Given problem:
From the listing below, copy word for word every line starting at the one that includes "Rebuild this chart" and ending at the one that includes "fontsize=21.5, color='#222222', labelpad=8)"; the pictures are omitted.

◆ ◆ ◆

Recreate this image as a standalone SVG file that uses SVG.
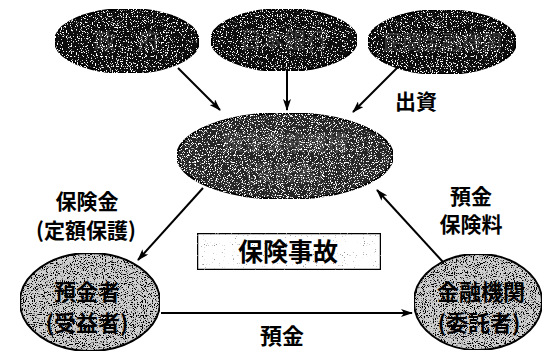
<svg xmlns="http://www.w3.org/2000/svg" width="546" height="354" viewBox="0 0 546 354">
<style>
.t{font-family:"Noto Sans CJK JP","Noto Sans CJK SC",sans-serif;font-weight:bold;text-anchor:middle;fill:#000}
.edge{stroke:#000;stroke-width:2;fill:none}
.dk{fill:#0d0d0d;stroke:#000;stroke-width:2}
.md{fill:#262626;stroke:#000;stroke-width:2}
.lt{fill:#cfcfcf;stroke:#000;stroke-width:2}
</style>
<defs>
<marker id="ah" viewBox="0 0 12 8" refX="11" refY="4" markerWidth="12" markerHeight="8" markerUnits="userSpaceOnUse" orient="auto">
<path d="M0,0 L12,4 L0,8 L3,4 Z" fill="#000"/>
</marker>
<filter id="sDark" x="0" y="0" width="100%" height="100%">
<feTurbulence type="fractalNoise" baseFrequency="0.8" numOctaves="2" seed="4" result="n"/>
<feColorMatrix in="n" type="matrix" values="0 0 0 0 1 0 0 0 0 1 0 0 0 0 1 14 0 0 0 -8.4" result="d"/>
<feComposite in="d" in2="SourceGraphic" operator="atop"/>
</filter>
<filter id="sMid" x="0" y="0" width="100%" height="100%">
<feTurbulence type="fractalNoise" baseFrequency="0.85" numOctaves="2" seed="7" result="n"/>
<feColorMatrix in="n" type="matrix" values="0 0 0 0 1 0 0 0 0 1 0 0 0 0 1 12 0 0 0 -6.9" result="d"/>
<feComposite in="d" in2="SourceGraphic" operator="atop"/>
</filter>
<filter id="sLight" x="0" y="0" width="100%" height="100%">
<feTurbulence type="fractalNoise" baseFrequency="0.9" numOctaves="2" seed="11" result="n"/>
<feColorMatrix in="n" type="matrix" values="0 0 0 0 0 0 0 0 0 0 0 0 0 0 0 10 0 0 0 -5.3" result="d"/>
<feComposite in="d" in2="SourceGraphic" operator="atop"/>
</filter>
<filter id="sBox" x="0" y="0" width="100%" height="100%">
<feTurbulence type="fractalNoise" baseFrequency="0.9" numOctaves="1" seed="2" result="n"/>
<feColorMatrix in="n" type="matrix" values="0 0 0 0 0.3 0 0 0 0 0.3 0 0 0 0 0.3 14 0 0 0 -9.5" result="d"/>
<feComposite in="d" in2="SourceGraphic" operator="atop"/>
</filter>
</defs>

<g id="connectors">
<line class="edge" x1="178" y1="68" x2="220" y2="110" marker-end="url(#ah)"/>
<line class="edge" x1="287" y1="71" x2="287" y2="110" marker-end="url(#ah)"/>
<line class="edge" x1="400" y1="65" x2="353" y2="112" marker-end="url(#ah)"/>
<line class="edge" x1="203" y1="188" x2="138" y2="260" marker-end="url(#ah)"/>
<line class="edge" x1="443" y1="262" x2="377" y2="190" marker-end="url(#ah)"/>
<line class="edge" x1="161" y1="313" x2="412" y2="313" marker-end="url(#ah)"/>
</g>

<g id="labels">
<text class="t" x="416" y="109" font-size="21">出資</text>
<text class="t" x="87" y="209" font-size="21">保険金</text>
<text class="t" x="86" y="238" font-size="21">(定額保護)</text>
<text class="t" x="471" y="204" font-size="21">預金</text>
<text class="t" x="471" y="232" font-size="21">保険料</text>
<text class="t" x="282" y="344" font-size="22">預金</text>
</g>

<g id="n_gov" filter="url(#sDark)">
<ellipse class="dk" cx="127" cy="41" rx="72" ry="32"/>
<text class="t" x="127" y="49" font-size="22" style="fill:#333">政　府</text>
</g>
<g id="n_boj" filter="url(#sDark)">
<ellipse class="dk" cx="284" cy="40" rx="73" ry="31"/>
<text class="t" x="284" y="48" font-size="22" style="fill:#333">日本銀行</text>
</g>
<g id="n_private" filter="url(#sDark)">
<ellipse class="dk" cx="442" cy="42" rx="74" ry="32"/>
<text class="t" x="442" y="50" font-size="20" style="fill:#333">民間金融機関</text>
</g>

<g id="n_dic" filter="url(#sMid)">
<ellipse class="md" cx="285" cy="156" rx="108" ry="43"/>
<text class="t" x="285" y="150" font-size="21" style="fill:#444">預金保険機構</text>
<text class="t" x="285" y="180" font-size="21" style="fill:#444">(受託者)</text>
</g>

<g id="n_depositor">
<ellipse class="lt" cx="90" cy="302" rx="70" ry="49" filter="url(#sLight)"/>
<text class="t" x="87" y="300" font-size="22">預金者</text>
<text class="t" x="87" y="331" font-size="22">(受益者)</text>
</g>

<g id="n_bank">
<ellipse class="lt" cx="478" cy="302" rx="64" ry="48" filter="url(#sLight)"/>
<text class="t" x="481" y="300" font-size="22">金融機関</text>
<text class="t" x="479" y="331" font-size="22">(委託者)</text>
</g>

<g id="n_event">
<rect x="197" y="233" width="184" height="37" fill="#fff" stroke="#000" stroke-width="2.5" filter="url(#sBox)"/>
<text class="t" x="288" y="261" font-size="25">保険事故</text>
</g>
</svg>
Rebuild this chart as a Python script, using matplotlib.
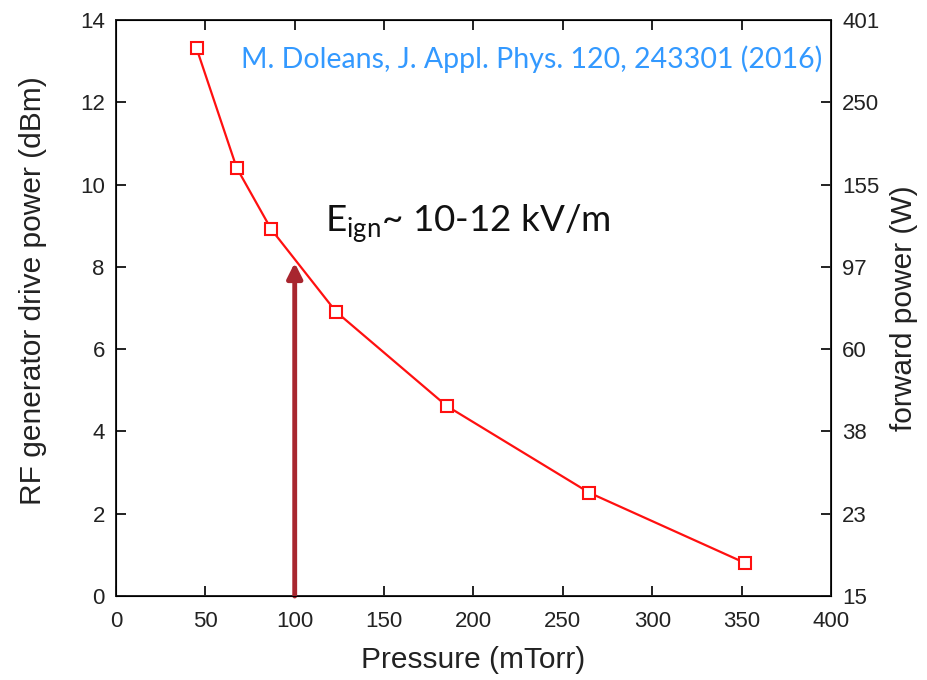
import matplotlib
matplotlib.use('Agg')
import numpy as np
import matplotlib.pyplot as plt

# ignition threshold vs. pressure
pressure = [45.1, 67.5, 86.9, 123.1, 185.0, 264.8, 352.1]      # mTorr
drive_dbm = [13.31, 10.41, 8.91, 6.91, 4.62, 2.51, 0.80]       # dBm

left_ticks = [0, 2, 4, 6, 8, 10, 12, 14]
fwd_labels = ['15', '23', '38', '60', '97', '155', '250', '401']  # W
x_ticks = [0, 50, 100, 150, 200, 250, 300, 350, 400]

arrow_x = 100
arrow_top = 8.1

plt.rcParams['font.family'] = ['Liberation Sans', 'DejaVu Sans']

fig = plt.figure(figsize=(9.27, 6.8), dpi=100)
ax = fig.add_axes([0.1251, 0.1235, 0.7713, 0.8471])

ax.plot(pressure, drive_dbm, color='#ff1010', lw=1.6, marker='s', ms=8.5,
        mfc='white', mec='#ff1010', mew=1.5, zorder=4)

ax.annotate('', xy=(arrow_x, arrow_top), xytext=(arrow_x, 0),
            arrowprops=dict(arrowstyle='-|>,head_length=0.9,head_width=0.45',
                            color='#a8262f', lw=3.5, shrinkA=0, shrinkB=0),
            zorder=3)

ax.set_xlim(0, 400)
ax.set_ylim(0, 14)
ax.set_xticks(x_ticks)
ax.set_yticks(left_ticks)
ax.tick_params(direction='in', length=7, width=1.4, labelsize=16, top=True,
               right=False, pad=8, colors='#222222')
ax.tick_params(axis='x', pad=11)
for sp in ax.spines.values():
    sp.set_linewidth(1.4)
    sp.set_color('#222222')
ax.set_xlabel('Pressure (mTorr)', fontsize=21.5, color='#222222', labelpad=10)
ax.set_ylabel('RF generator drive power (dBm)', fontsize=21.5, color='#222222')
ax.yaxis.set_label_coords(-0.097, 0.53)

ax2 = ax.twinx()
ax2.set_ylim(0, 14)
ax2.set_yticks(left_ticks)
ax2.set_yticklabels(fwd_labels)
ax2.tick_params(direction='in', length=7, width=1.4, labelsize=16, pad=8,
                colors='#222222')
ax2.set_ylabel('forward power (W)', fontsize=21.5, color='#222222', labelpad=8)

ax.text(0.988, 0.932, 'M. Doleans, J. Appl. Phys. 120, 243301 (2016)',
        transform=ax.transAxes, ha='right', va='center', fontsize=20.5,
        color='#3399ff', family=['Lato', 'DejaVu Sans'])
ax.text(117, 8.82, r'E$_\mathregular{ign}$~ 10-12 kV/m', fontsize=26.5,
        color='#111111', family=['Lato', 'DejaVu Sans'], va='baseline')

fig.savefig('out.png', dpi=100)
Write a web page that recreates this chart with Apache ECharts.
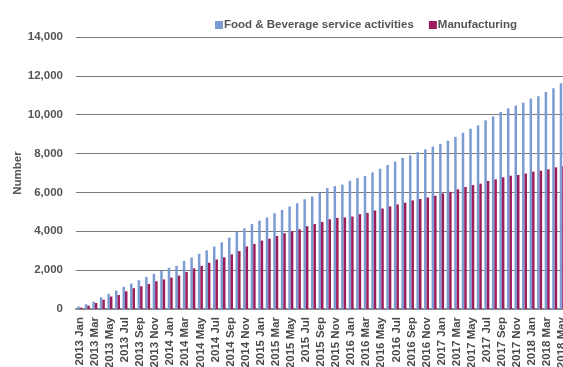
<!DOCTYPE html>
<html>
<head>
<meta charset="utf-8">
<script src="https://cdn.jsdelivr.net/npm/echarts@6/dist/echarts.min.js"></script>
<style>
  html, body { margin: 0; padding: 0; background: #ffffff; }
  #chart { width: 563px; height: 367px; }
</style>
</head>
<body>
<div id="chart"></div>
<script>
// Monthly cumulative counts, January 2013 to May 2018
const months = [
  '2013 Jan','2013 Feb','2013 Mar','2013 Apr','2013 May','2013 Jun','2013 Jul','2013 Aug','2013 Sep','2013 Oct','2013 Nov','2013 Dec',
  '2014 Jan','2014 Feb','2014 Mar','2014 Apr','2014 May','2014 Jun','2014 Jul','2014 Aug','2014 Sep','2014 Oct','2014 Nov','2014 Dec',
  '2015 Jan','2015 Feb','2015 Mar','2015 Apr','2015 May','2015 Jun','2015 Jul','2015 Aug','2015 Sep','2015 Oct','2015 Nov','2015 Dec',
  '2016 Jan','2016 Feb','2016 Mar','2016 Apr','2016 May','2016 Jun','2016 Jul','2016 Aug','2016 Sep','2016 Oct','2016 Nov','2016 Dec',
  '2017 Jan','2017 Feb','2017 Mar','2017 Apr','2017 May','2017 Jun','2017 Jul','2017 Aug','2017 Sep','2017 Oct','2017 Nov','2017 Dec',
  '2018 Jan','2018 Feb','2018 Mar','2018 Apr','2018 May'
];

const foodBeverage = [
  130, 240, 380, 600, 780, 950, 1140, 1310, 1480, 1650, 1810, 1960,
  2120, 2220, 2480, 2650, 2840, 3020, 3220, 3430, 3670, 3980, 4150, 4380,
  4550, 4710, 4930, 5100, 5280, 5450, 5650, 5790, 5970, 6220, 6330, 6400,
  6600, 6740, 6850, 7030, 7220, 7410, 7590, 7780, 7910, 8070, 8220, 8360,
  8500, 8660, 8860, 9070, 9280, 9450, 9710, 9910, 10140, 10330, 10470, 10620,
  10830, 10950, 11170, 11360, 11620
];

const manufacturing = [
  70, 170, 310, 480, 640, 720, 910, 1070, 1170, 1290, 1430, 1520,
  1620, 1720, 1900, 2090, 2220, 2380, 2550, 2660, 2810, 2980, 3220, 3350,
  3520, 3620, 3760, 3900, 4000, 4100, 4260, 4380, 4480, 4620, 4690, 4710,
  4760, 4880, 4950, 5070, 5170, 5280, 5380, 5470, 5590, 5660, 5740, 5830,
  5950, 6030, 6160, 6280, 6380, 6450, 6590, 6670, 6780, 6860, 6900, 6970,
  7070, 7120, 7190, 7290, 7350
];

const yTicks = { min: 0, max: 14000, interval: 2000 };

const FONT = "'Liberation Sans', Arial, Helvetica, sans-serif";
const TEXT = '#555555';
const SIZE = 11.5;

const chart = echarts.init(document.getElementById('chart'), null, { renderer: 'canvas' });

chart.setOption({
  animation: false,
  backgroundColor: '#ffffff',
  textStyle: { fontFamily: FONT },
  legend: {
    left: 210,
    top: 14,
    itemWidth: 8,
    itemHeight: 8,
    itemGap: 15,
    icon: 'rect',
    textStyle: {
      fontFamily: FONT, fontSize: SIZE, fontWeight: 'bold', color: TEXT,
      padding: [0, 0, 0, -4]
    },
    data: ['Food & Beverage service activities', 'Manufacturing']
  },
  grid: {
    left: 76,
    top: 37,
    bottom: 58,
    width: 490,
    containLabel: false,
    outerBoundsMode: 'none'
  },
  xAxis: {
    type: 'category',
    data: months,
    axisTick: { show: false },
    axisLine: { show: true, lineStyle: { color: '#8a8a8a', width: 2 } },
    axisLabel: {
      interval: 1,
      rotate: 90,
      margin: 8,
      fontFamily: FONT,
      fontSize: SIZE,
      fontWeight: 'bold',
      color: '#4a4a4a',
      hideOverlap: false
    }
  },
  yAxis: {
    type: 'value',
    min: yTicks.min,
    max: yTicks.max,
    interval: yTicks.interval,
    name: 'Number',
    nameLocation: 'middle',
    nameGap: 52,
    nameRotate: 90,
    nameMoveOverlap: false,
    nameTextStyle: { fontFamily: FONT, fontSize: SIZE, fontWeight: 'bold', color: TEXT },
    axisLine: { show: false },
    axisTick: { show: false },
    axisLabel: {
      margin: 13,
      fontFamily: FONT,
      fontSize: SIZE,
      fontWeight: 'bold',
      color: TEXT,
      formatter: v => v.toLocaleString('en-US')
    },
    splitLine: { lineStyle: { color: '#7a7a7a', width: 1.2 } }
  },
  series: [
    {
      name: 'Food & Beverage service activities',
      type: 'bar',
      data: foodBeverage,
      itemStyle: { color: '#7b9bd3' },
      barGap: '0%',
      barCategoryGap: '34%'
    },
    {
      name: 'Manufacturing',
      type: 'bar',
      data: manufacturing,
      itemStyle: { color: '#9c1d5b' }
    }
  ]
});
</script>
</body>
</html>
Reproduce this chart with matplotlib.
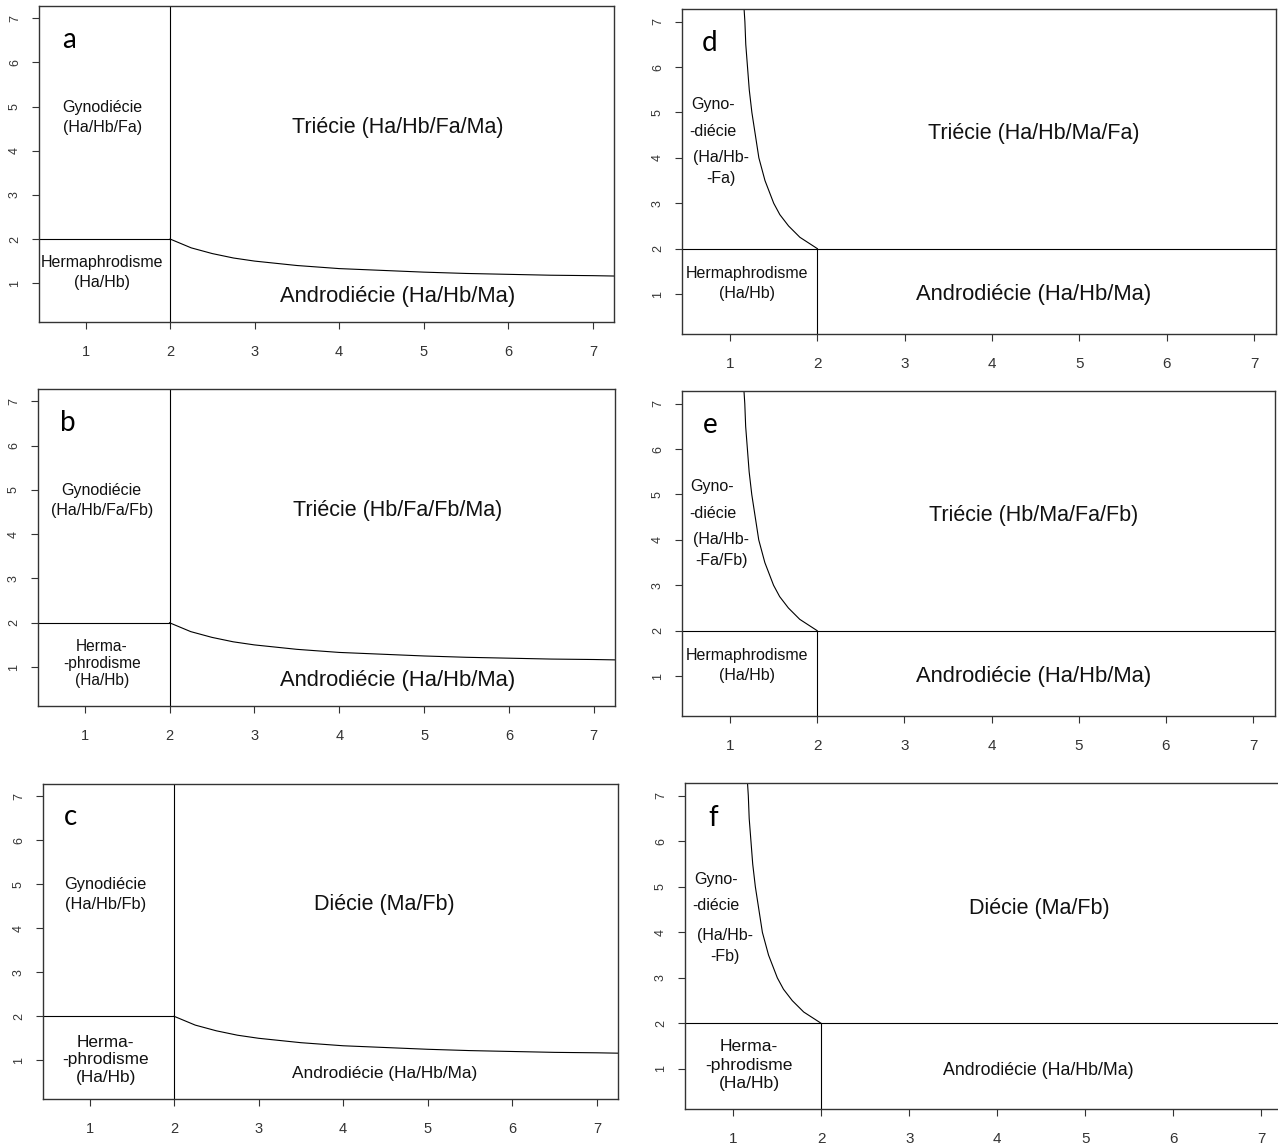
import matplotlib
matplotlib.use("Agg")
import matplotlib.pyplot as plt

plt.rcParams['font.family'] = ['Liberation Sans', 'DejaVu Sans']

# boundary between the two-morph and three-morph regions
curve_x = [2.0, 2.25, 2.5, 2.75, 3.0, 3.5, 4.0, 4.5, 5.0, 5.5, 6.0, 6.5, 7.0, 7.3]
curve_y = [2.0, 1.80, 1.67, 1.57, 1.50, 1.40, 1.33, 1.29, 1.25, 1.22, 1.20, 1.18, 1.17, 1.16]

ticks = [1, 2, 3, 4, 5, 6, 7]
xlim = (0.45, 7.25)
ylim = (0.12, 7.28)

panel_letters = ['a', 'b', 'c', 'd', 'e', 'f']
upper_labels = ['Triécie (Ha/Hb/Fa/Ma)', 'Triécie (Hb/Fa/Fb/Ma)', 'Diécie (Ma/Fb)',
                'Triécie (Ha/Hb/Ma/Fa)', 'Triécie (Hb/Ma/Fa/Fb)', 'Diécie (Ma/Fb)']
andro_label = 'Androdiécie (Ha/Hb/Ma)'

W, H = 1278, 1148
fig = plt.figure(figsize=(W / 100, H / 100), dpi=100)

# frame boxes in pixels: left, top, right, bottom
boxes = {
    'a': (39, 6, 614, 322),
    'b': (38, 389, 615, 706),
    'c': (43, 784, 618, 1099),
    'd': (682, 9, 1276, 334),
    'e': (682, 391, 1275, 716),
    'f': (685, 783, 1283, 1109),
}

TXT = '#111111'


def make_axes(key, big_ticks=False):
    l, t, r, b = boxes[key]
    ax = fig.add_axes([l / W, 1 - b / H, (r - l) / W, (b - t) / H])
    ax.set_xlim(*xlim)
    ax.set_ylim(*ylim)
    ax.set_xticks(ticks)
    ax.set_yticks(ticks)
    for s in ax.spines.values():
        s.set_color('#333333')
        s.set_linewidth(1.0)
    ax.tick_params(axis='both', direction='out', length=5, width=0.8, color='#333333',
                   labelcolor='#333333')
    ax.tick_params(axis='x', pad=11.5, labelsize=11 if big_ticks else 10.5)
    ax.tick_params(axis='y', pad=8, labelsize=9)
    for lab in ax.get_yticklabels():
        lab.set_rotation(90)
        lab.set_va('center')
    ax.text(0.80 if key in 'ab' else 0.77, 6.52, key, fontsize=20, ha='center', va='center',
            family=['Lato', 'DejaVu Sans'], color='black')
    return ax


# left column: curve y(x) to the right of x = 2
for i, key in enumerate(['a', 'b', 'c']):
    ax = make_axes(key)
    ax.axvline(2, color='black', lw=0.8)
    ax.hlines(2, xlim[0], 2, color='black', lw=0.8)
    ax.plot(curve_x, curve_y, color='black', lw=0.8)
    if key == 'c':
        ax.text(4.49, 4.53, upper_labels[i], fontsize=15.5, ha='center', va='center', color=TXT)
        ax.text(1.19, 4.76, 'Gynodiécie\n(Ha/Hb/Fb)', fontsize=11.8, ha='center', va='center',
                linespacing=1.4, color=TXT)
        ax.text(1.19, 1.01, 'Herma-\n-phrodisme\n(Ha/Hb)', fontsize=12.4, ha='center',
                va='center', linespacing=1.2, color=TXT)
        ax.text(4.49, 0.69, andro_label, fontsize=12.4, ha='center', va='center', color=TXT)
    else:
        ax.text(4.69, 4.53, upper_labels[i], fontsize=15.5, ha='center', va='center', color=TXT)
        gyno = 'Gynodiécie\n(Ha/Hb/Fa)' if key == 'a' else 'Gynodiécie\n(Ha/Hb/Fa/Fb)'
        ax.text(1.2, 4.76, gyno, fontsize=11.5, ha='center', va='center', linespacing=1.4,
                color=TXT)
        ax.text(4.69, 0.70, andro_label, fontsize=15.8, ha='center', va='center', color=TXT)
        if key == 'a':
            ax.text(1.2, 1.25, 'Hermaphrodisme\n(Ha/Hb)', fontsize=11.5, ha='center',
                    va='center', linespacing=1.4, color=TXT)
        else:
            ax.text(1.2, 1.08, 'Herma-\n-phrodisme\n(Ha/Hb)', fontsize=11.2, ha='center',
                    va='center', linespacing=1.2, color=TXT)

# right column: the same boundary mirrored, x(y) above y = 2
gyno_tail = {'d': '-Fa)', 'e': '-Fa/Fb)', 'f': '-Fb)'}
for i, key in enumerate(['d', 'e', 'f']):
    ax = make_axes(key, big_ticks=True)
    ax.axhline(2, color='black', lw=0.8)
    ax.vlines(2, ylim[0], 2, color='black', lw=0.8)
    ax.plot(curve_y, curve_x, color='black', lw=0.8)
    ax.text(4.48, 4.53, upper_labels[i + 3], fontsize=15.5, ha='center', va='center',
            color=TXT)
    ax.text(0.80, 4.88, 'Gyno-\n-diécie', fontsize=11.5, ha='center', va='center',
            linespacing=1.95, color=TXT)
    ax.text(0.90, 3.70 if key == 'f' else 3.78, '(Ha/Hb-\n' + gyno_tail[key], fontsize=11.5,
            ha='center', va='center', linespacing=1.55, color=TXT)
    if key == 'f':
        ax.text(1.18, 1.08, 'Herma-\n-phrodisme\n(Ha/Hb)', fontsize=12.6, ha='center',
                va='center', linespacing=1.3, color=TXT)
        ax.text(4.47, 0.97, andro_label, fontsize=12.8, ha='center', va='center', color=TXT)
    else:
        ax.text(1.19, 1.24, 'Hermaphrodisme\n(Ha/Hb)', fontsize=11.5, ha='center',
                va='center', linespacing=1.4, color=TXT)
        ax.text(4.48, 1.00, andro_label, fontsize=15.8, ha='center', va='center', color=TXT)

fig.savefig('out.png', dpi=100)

◆ ◆ ◆

The completed task:
Rebuild this chart as a Python script, using matplotlib.
import matplotlib
matplotlib.use('Agg')
import numpy as np
import matplotlib.pyplot as plt

# ignition threshold vs. pressure
pressure = [45.1, 67.5, 86.9, 123.1, 185.0, 264.8, 352.1]      # mTorr
drive_dbm = [13.31, 10.41, 8.91, 6.91, 4.62, 2.51, 0.80]       # dBm

left_ticks = [0, 2, 4, 6, 8, 10, 12, 14]
fwd_labels = ['15', '23', '38', '60', '97', '155', '250', '401']  # W
x_ticks = [0, 50, 100, 150, 200, 250, 300, 350, 400]

arrow_x = 100
arrow_top = 8.1

plt.rcParams['font.family'] = ['Liberation Sans', 'DejaVu Sans']

fig = plt.figure(figsize=(9.27, 6.8), dpi=100)
ax = fig.add_axes([0.1251, 0.1235, 0.7713, 0.8471])

ax.plot(pressure, drive_dbm, color='#ff1010', lw=1.6, marker='s', ms=8.5,
        mfc='white', mec='#ff1010', mew=1.5, zorder=4)

ax.annotate('', xy=(arrow_x, arrow_top), xytext=(arrow_x, 0),
            arrowprops=dict(arrowstyle='-|>,head_length=0.9,head_width=0.45',
                            color='#a8262f', lw=3.5, shrinkA=0, shrinkB=0),
            zorder=3)

ax.set_xlim(0, 400)
ax.set_ylim(0, 14)
ax.set_xticks(x_ticks)
ax.set_yticks(left_ticks)
ax.tick_params(direction='in', length=7, width=1.4, labelsize=16, top=True,
               right=False, pad=8, colors='#222222')
ax.tick_params(axis='x', pad=11)
for sp in ax.spines.values():
    sp.set_linewidth(1.4)
    sp.set_color('#222222')
ax.set_xlabel('Pressure (mTorr)', fontsize=21.5, color='#222222', labelpad=10)
ax.set_ylabel('RF generator drive power (dBm)', fontsize=21.5, color='#222222')
ax.yaxis.set_label_coords(-0.097, 0.53)

ax2 = ax.twinx()
ax2.set_ylim(0, 14)
ax2.set_yticks(left_ticks)
ax2.set_yticklabels(fwd_labels)
ax2.tick_params(direction='in', length=7, width=1.4, labelsize=16, pad=8,
                colors='#222222')
ax2.set_ylabel('forward power (W)', fontsize=21.5, color='#222222', labelpad=8)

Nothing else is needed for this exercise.